The 2010s were a good decade for the U.S. stock market, but an even better one for United Airlines (NASDAQ:UAL) which saw its stock rise 582%. United deserves some serious credit, as it was able to outperform the market. Given that airlines were once considered poor investments by legendary investors like Warren Buffett, this decade of outperformance is all the more impressive.
With 2019 fourth-quarter earnings approaching on Jan. 21, now is a great time to reflect on United's strong decade and look at what's in store for this year.
A new hope
In many ways, it was the bankruptcy of Delta Air Lines (NYSE:DAL) and Northwest in 2005 that would set the stage for a surge in airline stocks. Back then, it was fuel costs that crippled airline margins, a problem that now seems to be less of a threat given the massive supply increase of U.S. oil that has more than doubled over the past decade. Delta would go on to merge with Northwest in 2008, followed by United Airlines' purchase of Continental Airlines in 2010. Although the deal was just $3.2 billion, it made United the world's largest airline at the time.
Fast forward to today, and United currently ranks as the third-largest U.S. airline. Aside from the infamous forcible passenger removal incident on Flight 3411 in 2017, the last five years have been beneficial to United, which has improved its balance sheet and pricing strategy.
United continued to impress in 2019,raising 2019 earnings per share (EPS) guidance in July and again in October to $11.25 to $12.25. 2020 EPS is expected to be $11.00 to $13.00. According to United, third-quarter 2019 adjusted EPS was up 31% year over year (YoY).

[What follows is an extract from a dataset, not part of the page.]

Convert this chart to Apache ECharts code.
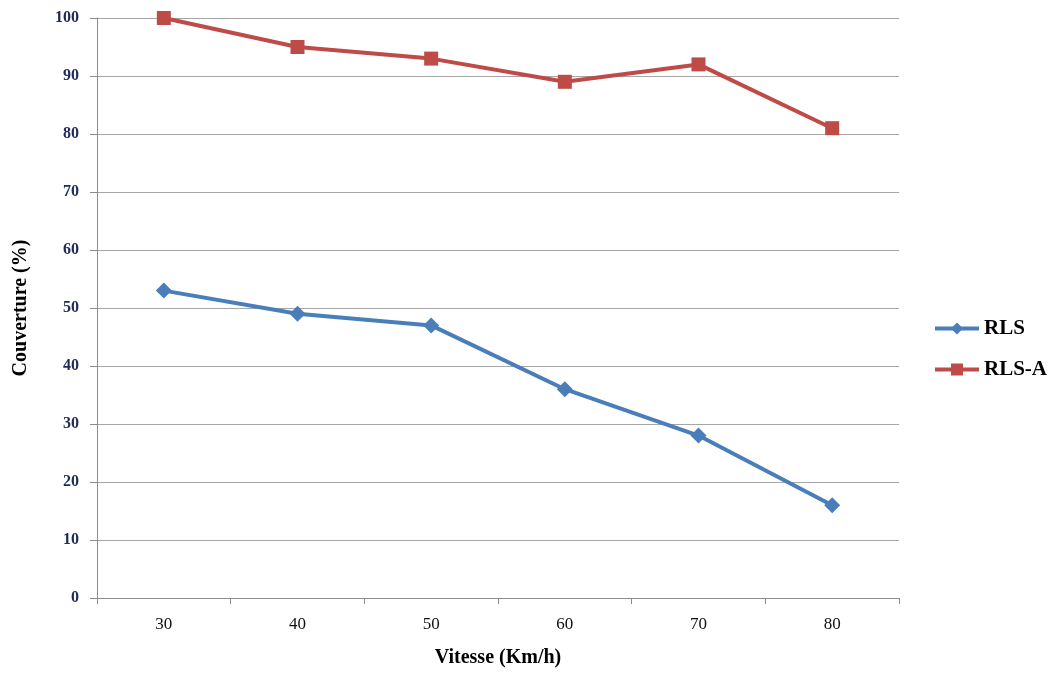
<!DOCTYPE html>
<html>
<head>
<meta charset="utf-8">
<script src="https://cdn.jsdelivr.net/npm/echarts@6/dist/echarts.min.js"></script>
<style>
  html, body { margin: 0; padding: 0; background: #fff; }
  #chart { width: 1062px; height: 675px; }
</style>
</head>
<body>
<div id="chart"></div>
<script>
// Couverture vs vitesse
var vitesse = ['30', '40', '50', '60', '70', '80'];
var rls = [53, 49, 47, 36, 28, 16];
var rlsA = [100, 95, 93, 89, 92, 81];
var yTicks = [0, 10, 20, 30, 40, 50, 60, 70, 80, 90, 100];

var serif = '"Liberation Serif", "Times New Roman", serif';

var option = {
    animation: false,
    backgroundColor: '#fff',
    textStyle: { fontFamily: serif },
    grid: { left: 97, right: 163, top: 18, bottom: 77 },
    legend: {
        orient: 'vertical',
        left: 928,
        top: 313,
        itemGap: 20,
        itemWidth: 44,
        itemHeight: 15,
        lineStyle: { width: 4 },
        textStyle: { fontFamily: serif, fontSize: 21, fontWeight: 'bold', color: '#000' },
        data: ['RLS', 'RLS-A']
    },
    xAxis: {
        type: 'category',
        data: vitesse,
        boundaryGap: true,
        name: 'Vitesse (Km/h)',
        nameLocation: 'middle',
        nameGap: 50,
        nameTextStyle: { fontFamily: serif, fontSize: 20, fontWeight: 'bold', color: '#000' },
        axisLine: { lineStyle: { color: '#8c8c8c', width: 1 } },
        axisTick: { show: true, inside: false, length: 6, alignWithLabel: false, lineStyle: { color: '#8c8c8c' } },
        axisLabel: { fontFamily: serif, fontSize: 17, color: '#111', margin: 18 },
        splitLine: { show: false }
    },
    yAxis: {
        type: 'value',
        min: yTicks[0],
        max: yTicks[yTicks.length - 1],
        interval: 10,
        name: 'Couverture (%)',
        nameLocation: 'middle',
        nameGap: 66,
        nameRotate: 90,
        nameTextStyle: { fontFamily: serif, fontSize: 20, fontWeight: 'bold', color: '#000' },
        axisLine: { show: true, lineStyle: { color: '#8c8c8c', width: 1 } },
        axisTick: { show: true, inside: false, length: 7, lineStyle: { color: '#8c8c8c', width: 1 } },
        axisLabel: { fontFamily: serif, fontSize: 16, fontWeight: 'bold', color: '#1f2a56', margin: 18 },
        splitLine: { show: true, lineStyle: { color: '#a6a6a6', width: 1 } }
    },
    series: [
        {
            name: 'RLS',
            type: 'line',
            data: rls,
            symbol: 'diamond',
            symbolSize: 16,
            lineStyle: { color: '#4a7ebb', width: 4 },
            itemStyle: { color: '#4a7ebb' }
        },
        {
            name: 'RLS-A',
            type: 'line',
            data: rlsA,
            symbol: 'rect',
            symbolSize: 14,
            lineStyle: { color: '#be4b48', width: 4 },
            itemStyle: { color: '#be4b48' }
        }
    ]
};

var chart = echarts.init(document.getElementById('chart'));
chart.setOption(option);
</script>
</body>
</html>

Although third-quarter earnings were impressive, United finds itself facing some difficult comparisons in 2020.
One of the challenges for United will be keeping its Cost per Available Seat Mile (CASM) low. CASM, often quoted as CASM-ex when excluding fuel, is a good way for airlines to view their total costs independent of the volatility of oil prices. United President Scott Kirby put it well when he asked on the 2019 Q3 earnings call, "So how can we continue to invest in our people and our customer experience and drive toward flat CASM-ex? For one thing, we plan to take advantage of increasing gauge."
Changing gauge means passengers switch aircraft throughout the course of a flight, typically from smaller planes that feed into a larger plane going to a larger hub. This process can be a headache for passengers but saves airlines money. By wanting to increase its gauge, United is saying that it wants more seats per departure, forecasting a 3% increase in seats per departure by the end of 2020. According to Kirby, United has "approximately 13% fewer seats per domestic departure compared to Delta," which is one reason why increasing gauge is the main way United will try to decrease costs going forward.
United touted that it was "#1 in on-time departures at all hubs where we face a large competitor," so investors should look to see how increasing gauge affects United's punctuality. That being said, the strategy does make sense for United, seeing as it has some of the largest hubs across major U.S. cities.
Large aircraft flying from big city to big city is an efficient way for airlines to avoid the typically more expensive use of regional aircraft. With the Boeing (NYSE:BA) 737 MAX expected to enter into service in the coming months, United could benefit from redirecting passengers to larger planes to save on costs. American Airlines (NASDAQ:AAL) and Southwest Airlines (NYSE:LUV) also have orders for the 737 MAX, meaning once the MAX enters into service there could be a spike in supply, leading to lower Passenger Revenue Per Available Seat Mile (RASM) despite the potential cost savings.
United and JetBlue Airways (NASDAQ:JBLU) are the only two major U.S. airlines that don't pay a dividend. In terms of a value stock, United is second behind American Airlines in net total long-term debt and debt to capital. A high debt to capital (D/C) ratio suggests that a company uses a lot of debt to finance its operations, which could be risky if revenues slow and a company is strained to make payments on its debt.
United's D/C ratio has come down since the start of the decade but remains something to watch in the event that revenue growth begins to slow as United expects in 2020. Companies with stronger balance sheets, like Southwest, which has the lowest D/C ratio and least net total long-term debt, tend to garner higher P/E ratios as financing operations with equity over debt is generally preferred. Therefore, it shouldn't be surprising that United and American have the lowest P/E ratios of the largest six U.S. airlines.
United had a fantastic decade, but the company's earnings forecast points to stalling growth. United is entering into what most great companies face after a meteoric rise -- determining how to grow from here. United is a decent airline stock, but investors should watch how the company adjusts to a year of tough comparables, if it will be able to keep costs low, and how the integration of the 737 MAX will affect supply, and thus, revenue.